I read the book. Not before - in discovering that it was based upon one I sought it out. A local library ostensibly had a copy and when I stopped in they discovered they had not seen it since 2013 or so, an electronic record not updated. I had places to be, a journey of my own, but found it the next morning in a harbourside charity shop. Fortune has a way with these things sometimes. Adaptation (like titles of translation) is one of my hobby-horses. That it was Joyce herself who readapts lends this some strength. Drafts aren't just for pulling carts.
Some moments that struck me in the film are quite distinct from the book. One section in a doctor's office struck me as improbable in interpretation, but colder on the printed page the reaction I'd expected had different weight. The dozens of encounters I marked individually with small green sticky notes are cut down to a handful. Details are changed, a house becomes a farm, an apple is given greater heft in a pregnant silence. All part of travelling light, sun and star settling across the landscapes.
Penelope Wilton's parallel journey as Maureen sees some subtler changes, but in the novel the fate of soup and net curtains reflects a quieter turmoil than on screen. There are ways to project interiority but in using them for Harold they are denied to others. Hettie Macdonald, like Joyce, has a background in theatre. This is not her first feature. She brought Beautiful Thing, which she had directed on stage, to screens nearly 30 years ago. Kate McCullough's camera captures brows on faces and hillsides with equal aplomb. That said, a shot of Harold gazing up at murmurating starlings is weirdly focused, as if some artefact of lensing was replicated to mask later compositing. The blurry foreground adds what seems an accidental uncertainty, but that might be a function of familiarity with the business of film.
There's nothing as nakedly narratorly as a line in the book that starts "Harold thought of the people," but similarly there's nothing too secret. As it's of a religious bent and born of a play, there'd be hope for more mystery, and while there are revelations, they are often obviously foretold. The score is often heavy handed, manipulative strings and songs and music by Sam Lee and Bernard Butler. These are foregrounded over a couple of scenes, the shedding of material possessions that in the book is achieved by a series of awkward encounters with tourists and crying children is done here with a somewhat bald montage.
Hair colours are changed. T-shirts too. Whole characters are elided, stations on the way are dropped as if this were an express service. The highlights are much the same, the low points too.

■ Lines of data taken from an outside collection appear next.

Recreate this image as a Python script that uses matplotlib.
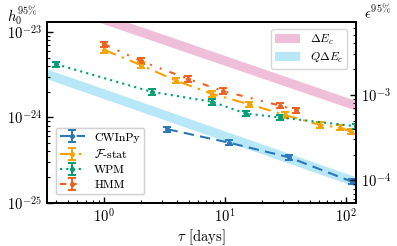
import numpy as np
import matplotlib
matplotlib.use("Agg")
import matplotlib.pyplot as plt

plt.rcParams.update({
    "font.family": "serif",
    "font.serif": ["cmr10", "DejaVu Serif"],
    "mathtext.fontset": "cm",
    "axes.formatter.use_mathtext": True,
    "axes.unicode_minus": True,
    "xtick.direction": "in",
    "ytick.direction": "in",
})

# ---- data
tau_cwinpy = [3.33, 10.75, 33.7, 112.0]
h_cwinpy = [7.28e-25, 5.07e-25, 3.42e-25, 1.77e-25]

tau_fstat = [1.0, 2.0, 3.9, 7.84, 15.7, 31.0, 61.0, 89.0, 110.0]
h_fstat = [6.16e-24, 4.11e-24, 2.70e-24, 1.88e-24, 1.43e-24, 1.07e-24,
           8.17e-25, 7.6e-25, 6.82e-25]

tau_wpm = [0.40, 2.47, 7.84, 14.8, 28.2, 120.0]
h_wpm = [4.19e-24, 1.99e-24, 1.52e-24, 1.11e-24, 1.0e-24, 7.9e-25]

tau_hmm = [1.0, 2.0, 4.93, 9.6, 28.6, 38.3]
h_hmm = [7.18e-24, 4.58e-24, 2.82e-24, 2.04e-24, 1.37e-24, 1.22e-24]

err_frac = 0.07

# theoretical bands (straight lines in log-log)
tau_band = [0.335, 121.0]
de_lo = [2.10e-23, 1.21e-24]
de_hi = [2.75e-23, 1.57e-24]
qde_lo = [2.83e-24, 1.55e-25]
qde_hi = [3.69e-24, 2.02e-25]

eps_per_h = 5.43e20

C_CW, C_F, C_W, C_H = "#2a78b8", "#f5a300", "#009e73", "#f0601e"

fig = plt.figure(figsize=(3.97, 2.46), dpi=100)
ax = fig.add_axes([0.118, 0.175, 0.779, 0.736])

ax.fill_between(tau_band, de_lo, de_hi, color="#eaa8cc", alpha=0.75, lw=0,
                label=r"$\Delta E_c$")
ax.fill_between(tau_band, qde_lo, qde_hi, color="#92dbf3", alpha=0.65, lw=0,
                label=r"$Q\Delta E_c$")

kw = dict(marker="o", ms=2.6, capsize=3.0, capthick=1.4, elinewidth=1.4, lw=1.5)
series = [
    (tau_cwinpy, h_cwinpy, C_CW, (0, (5, 3)), "CWInPy"),
    (tau_fstat, h_fstat, C_F, (0, (6, 3, 1.2, 3)), r"$\mathcal{F}$-stat"),
    (tau_wpm, h_wpm, C_W, (0, (1, 2)), "WPM"),
    (tau_hmm, h_hmm, C_H, (0, (3, 4, 1, 4, 1, 4)), "HMM"),
]
handles = []
for t, h, c, ls, lab in series:
    h = np.array(h)
    eb = ax.errorbar(t, h, yerr=err_frac * h, color=c, ls=ls, label=lab, **kw)
    handles.append(eb)

ax.set_xscale("log")
ax.set_yscale("log")
ax.set_xlim(0.335, 121)
ax.set_ylim(1e-25, 1.31e-23)
ax.tick_params(labelsize=10.5, which="major", length=4.5, width=1.0)
ax.tick_params(which="minor", length=2.5, width=0.8)
for s in ax.spines.values():
    s.set_linewidth(1.3)

ax.set_xlabel(r"$\tau$ [days]", fontsize=10.5, labelpad=1)

ax2 = ax.twinx()
ax2.set_yscale("log")
ax2.set_ylim(1e-25 * eps_per_h, 1.31e-23 * eps_per_h)
ax2.tick_params(labelsize=10.5, which="major", length=4.5, width=1.0)
ax2.tick_params(which="minor", length=2.5, width=0.8)
for s in ax2.spines.values():
    s.set_linewidth(1.3)

# axis titles sit above the two y axes
fig.text(0.057, 0.912, r"$h_0^{95\%}$", fontsize=10.5, ha="center", va="baseline")
fig.text(0.950, 0.928, r"$\epsilon^{95\%}$", fontsize=10.5, ha="center", va="baseline")

leg1 = ax.legend(handles=handles, loc="lower left", fontsize=8.5,
                 bbox_to_anchor=(0.01, 0.015), handlelength=2.1,
                 labelspacing=0.4, borderpad=0.35, fancybox=True)
ax.add_artist(leg1)
bands = ax.get_legend_handles_labels()
ax2.legend(bands[0][:2], bands[1][:2], loc="upper right", fontsize=8.5,
           bbox_to_anchor=(0.99, 0.995), handlelength=2.1, handleheight=0.8,
           labelspacing=0.35, borderpad=0.35)

fig.savefig("out.png", dpi=100)
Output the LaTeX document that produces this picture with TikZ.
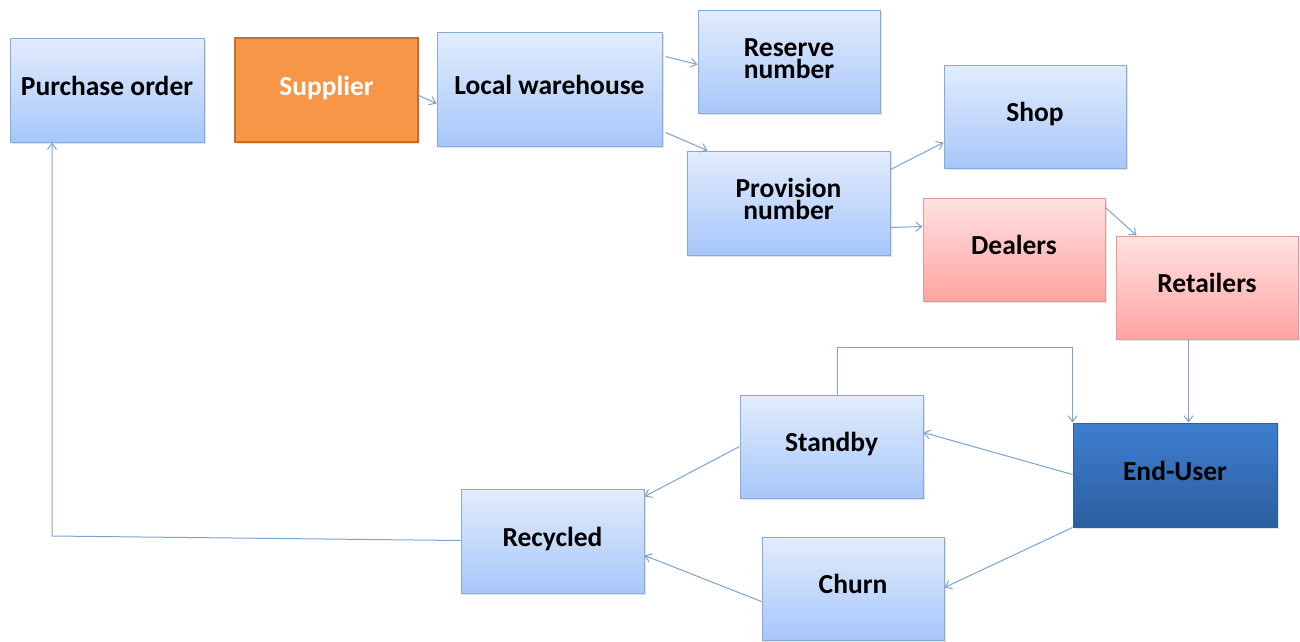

There's mention of suicide, means and method depicted, and the details of it are differently distressing to the way the book handles it. In other places things that words can do for free are made simpler to film, but as counter the sparkle of light is much easier in theatres than on the page.
The countryside gives too. There are moments where the blue sky is crossed with vapour trails, a jet-age evocation of Calvary. In others the sun lances through clouds. Sometimes it is the rain that spears a splashy path groundwards. These all summon ghosts, memories, an annihilation of self in exhaustion. To exercise, to exorcise.
It does comfort, it does resolve, much as earlier versions have. It is a reassurance, its resolution matches that of Fry. It may waver, but it knows where it is going, and in the journey has something to say. Would I have liked something less sugared, less sweet? I think it had room to be more difficult. In retelling it feels as if it has been smoothed. This is scones and teacakes, not pickles. For all the talk of plasters this is less bandage than balm. It holds onto one of the more awkward encounters, a bit of intergenerational (sexual) politics, but loses a scene with a famous actor that I found incredibly easy to picture. They might have had a quota of familiar faces that was exhausted by people who've been in Casualty or the like. That connection was drawn from the off, the font used for the title harkened back to things like The Good Life, a southern sitcom Seventies.
Broadbent's foggy reserve and beetled brand are able to the task. Fry is driven to walk North, from Fossebridge or so to Berwick-Upon-Tweed. Toponyms both, a ditch crossing, a barley farm on a Brythonic border. That grip of land and -scape minded me of JA Baker's The Peregrine, but the closest I've ever seen to its wild passage was 2016's The Challenge. That is as arch, headlong in its reserve, something that brittles icily through the senses. Fry's pilgrimage is more pastoral, suburban if not bucolic, based in beds and breakfasts and hedgerows and homeware shops. I thought it astonishing that there are scenes on train platforms and station cafes but never once a garden centre. There's mention of a Body Shop, and plenty of discussion of boots, but even in its recognisable footprints there seem steps missing in the film.
The copy beside me as I type this will probably stay here in this holiday cottage. It's that sort of book, will remain so even after the film. It is a bit of respite, a time away, a moment of arrival. Will it stay with me forever? Absolutely not. Will I recall it with fondness? Likely. Is this true of the film? Undoubtedly.